## RECORDS TO PROCESS

"""

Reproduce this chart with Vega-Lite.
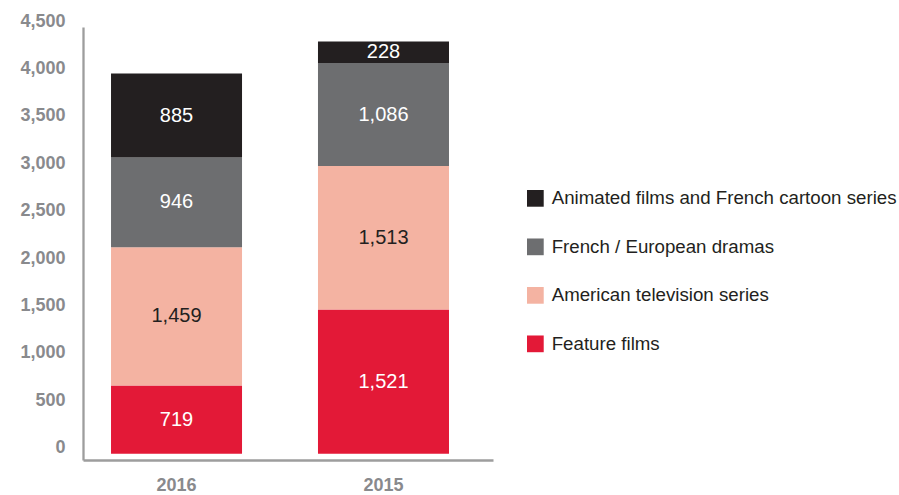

"""
"""

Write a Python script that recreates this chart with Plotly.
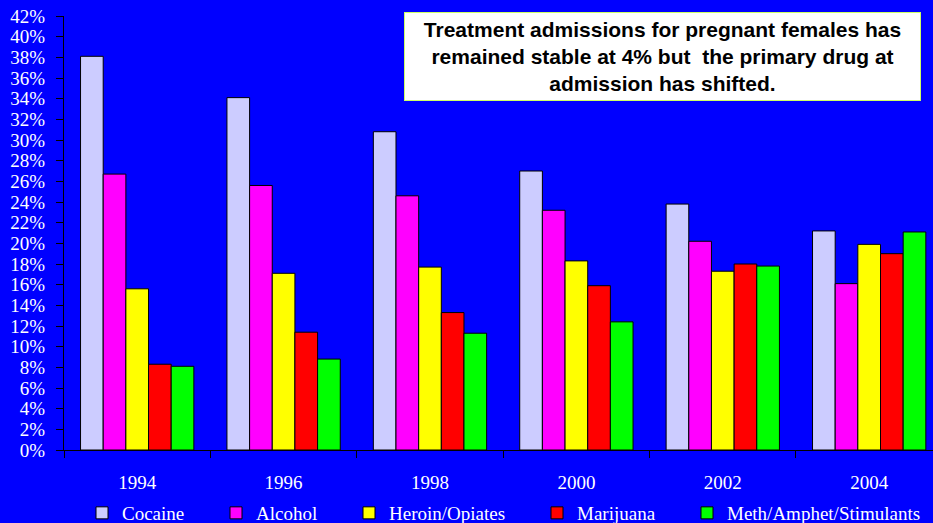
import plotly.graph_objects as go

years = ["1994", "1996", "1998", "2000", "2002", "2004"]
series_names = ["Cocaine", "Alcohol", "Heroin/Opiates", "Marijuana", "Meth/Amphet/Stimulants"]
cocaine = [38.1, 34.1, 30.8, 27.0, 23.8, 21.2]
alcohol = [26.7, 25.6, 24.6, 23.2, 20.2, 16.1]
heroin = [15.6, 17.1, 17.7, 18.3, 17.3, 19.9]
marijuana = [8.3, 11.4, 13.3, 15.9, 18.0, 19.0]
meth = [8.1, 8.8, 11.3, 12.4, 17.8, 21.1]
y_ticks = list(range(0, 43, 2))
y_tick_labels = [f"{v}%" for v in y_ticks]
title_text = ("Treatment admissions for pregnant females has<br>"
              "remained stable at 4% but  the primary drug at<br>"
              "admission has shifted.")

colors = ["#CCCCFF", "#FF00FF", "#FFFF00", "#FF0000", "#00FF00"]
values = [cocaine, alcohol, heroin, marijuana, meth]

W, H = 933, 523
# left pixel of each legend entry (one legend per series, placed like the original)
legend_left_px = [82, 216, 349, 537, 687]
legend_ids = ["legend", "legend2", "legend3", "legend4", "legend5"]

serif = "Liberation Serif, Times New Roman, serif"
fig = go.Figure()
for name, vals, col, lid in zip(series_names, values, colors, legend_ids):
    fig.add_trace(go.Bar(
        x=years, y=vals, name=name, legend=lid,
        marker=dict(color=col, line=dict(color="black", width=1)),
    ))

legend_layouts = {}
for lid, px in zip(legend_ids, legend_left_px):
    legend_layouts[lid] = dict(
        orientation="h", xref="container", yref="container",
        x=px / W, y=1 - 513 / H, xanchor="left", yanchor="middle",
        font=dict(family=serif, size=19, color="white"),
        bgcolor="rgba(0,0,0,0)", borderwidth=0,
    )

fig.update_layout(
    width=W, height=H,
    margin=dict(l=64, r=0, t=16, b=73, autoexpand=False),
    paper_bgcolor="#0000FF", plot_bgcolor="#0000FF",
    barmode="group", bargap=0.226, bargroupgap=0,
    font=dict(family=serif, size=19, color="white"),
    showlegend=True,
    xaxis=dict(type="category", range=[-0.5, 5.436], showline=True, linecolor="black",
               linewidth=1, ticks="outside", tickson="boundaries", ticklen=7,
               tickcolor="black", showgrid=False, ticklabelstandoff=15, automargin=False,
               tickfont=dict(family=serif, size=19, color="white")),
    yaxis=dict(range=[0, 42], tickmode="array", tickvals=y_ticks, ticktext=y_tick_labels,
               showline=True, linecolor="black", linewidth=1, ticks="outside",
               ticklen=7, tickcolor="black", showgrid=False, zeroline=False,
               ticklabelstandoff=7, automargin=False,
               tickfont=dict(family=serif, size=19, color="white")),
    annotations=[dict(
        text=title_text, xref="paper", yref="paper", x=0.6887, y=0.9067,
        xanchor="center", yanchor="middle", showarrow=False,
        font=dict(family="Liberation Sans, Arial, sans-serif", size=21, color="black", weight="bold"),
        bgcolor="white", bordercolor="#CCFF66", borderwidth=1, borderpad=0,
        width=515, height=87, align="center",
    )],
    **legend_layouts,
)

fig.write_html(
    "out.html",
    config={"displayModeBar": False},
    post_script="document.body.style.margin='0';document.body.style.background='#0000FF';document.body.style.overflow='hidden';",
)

"""
"""

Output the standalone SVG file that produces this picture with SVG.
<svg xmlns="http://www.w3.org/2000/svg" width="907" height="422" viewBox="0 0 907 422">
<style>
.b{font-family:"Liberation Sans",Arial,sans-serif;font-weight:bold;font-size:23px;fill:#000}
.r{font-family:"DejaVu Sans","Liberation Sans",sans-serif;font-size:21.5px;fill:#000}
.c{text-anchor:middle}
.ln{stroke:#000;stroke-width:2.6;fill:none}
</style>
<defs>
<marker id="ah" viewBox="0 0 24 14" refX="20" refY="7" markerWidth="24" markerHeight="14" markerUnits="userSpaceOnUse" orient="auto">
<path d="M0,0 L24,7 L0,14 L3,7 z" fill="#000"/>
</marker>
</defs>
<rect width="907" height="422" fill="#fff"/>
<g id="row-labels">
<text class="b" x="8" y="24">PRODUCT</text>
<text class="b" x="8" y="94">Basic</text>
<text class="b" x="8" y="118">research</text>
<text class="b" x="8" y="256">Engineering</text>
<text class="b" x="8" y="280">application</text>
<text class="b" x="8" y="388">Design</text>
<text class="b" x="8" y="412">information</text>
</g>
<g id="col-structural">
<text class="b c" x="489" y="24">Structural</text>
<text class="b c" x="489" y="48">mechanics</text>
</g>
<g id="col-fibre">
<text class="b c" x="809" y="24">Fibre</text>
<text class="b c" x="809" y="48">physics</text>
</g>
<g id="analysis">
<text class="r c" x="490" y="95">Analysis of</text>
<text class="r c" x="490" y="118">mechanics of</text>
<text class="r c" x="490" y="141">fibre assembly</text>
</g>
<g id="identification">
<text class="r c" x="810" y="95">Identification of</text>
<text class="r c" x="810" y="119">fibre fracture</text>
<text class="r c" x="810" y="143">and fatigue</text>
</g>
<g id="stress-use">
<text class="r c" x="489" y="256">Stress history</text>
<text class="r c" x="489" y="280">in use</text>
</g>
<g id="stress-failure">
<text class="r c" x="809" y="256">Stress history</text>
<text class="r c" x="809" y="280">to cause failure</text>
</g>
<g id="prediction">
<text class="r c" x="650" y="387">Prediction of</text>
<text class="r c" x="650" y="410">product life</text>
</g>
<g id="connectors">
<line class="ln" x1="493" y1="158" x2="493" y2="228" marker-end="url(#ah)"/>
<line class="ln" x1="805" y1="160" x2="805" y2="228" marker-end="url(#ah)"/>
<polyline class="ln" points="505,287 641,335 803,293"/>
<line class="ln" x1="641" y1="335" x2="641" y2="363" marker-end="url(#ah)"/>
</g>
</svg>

"""

## JOB
Make a copy of each line that contains the string "with".

## REPLY TO THE EXERCISE
Reproduce this chart with Vega-Lite.
Write a Python script that recreates this chart with Plotly.
Output the standalone SVG file that produces this picture with SVG.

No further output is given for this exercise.